- **DATA LINES**:
** START **

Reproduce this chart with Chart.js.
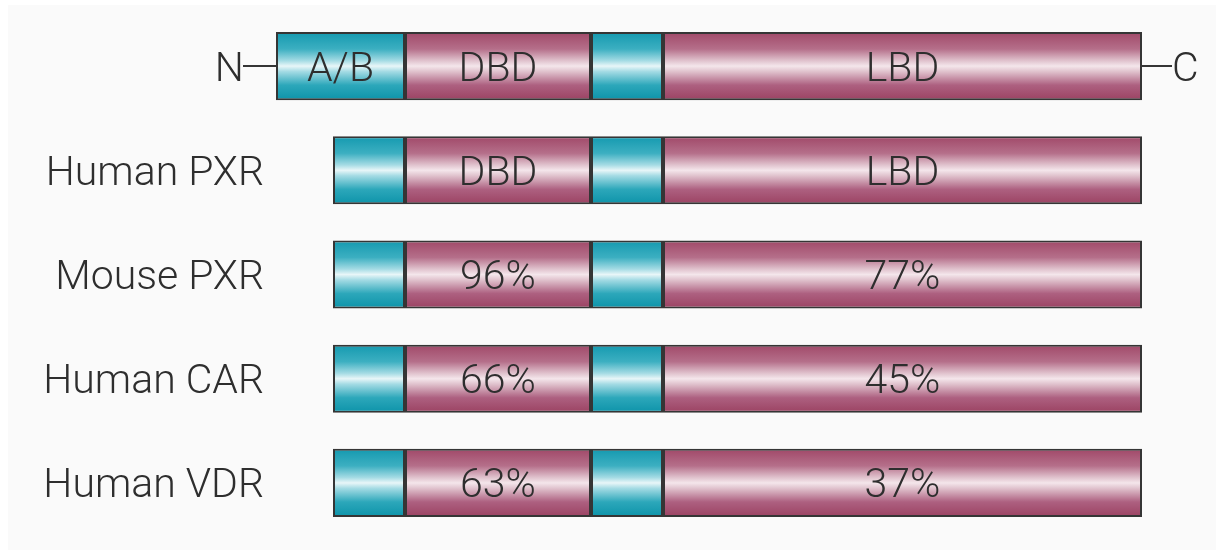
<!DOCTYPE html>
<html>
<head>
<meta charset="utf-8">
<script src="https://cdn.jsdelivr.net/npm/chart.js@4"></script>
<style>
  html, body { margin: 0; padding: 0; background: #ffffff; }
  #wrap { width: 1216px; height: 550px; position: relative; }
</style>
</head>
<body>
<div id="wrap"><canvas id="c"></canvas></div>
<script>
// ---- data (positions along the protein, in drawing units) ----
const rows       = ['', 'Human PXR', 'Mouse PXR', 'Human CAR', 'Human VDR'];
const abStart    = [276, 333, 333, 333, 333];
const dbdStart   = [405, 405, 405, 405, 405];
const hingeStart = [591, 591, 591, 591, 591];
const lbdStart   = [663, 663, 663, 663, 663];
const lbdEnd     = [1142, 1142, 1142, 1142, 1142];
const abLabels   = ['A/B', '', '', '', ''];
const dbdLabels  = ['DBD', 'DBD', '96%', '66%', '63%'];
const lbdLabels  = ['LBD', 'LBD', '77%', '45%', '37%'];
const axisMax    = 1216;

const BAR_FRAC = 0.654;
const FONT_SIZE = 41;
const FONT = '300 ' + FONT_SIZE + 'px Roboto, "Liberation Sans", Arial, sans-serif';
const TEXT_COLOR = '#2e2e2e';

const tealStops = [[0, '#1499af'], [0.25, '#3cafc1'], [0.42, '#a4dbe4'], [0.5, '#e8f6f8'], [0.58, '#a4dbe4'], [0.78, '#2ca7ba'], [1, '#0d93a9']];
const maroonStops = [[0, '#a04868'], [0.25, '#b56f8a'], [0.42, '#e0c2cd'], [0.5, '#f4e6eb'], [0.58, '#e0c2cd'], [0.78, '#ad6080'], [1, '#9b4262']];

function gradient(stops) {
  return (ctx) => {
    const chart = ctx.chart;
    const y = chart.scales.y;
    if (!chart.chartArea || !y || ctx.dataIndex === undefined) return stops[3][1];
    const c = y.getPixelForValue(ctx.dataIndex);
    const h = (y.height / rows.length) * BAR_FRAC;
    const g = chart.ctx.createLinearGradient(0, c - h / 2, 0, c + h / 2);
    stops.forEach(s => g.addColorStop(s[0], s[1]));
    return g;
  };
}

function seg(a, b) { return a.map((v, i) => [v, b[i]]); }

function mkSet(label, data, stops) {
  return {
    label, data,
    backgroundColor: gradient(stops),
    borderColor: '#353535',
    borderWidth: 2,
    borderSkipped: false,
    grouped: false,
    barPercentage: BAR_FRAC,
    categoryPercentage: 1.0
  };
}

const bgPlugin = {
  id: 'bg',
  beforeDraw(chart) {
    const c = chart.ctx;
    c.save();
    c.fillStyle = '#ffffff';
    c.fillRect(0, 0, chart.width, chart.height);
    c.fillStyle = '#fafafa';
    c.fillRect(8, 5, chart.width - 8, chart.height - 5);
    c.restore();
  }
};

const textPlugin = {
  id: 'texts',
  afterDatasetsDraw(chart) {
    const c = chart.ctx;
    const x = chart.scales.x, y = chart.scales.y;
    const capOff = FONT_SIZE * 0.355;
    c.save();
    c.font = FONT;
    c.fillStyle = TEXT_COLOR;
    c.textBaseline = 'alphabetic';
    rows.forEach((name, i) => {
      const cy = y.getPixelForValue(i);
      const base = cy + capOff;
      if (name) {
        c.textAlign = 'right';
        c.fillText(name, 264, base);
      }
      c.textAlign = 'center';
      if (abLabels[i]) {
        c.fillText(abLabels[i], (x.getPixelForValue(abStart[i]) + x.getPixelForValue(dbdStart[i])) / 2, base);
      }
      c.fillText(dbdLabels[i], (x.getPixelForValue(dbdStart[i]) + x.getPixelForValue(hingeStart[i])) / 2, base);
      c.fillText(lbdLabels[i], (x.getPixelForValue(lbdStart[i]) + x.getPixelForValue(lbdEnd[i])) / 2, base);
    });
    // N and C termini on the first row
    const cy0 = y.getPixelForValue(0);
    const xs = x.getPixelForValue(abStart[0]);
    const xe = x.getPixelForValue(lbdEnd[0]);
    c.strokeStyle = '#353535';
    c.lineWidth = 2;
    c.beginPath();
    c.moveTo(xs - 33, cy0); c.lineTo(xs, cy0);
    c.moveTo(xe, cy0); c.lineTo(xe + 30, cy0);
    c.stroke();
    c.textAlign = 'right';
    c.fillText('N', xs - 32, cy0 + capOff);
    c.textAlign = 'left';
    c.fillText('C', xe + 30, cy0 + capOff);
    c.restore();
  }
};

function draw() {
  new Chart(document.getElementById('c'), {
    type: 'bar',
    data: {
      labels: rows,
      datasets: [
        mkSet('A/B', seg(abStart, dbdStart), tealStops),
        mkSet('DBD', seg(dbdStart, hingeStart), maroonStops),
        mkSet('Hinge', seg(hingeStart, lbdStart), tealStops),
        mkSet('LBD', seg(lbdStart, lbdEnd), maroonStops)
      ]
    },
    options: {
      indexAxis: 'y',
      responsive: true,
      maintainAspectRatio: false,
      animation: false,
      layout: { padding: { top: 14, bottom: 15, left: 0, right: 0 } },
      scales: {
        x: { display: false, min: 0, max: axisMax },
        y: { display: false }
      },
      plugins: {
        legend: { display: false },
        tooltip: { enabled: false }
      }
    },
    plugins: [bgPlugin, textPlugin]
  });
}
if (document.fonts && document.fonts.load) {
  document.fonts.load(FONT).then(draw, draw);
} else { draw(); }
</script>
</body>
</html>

** END **

- **EXERCISE**: Write out again, exactly, the lines from the start of the listing up to the line containing "[0.78, '#ad6080'], [1, '#9b4262']];", with both ends and without pictures.

- **PROBLEM SOLUTION**:
Reproduce this chart with Chart.js.
<!DOCTYPE html>
<html>
<head>
<meta charset="utf-8">
<script src="https://cdn.jsdelivr.net/npm/chart.js@4"></script>
<style>
  html, body { margin: 0; padding: 0; background: #ffffff; }
  #wrap { width: 1216px; height: 550px; position: relative; }
</style>
</head>
<body>
<div id="wrap"><canvas id="c"></canvas></div>
<script>
// ---- data (positions along the protein, in drawing units) ----
const rows       = ['', 'Human PXR', 'Mouse PXR', 'Human CAR', 'Human VDR'];
const abStart    = [276, 333, 333, 333, 333];
const dbdStart   = [405, 405, 405, 405, 405];
const hingeStart = [591, 591, 591, 591, 591];
const lbdStart   = [663, 663, 663, 663, 663];
const lbdEnd     = [1142, 1142, 1142, 1142, 1142];
const abLabels   = ['A/B', '', '', '', ''];
const dbdLabels  = ['DBD', 'DBD', '96%', '66%', '63%'];
const lbdLabels  = ['LBD', 'LBD', '77%', '45%', '37%'];
const axisMax    = 1216;

const BAR_FRAC = 0.654;
const FONT_SIZE = 41;
const FONT = '300 ' + FONT_SIZE + 'px Roboto, "Liberation Sans", Arial, sans-serif';
const TEXT_COLOR = '#2e2e2e';

const tealStops = [[0, '#1499af'], [0.25, '#3cafc1'], [0.42, '#a4dbe4'], [0.5, '#e8f6f8'], [0.58, '#a4dbe4'], [0.78, '#2ca7ba'], [1, '#0d93a9']];
const maroonStops = [[0, '#a04868'], [0.25, '#b56f8a'], [0.42, '#e0c2cd'], [0.5, '#f4e6eb'], [0.58, '#e0c2cd'], [0.78, '#ad6080'], [1, '#9b4262']];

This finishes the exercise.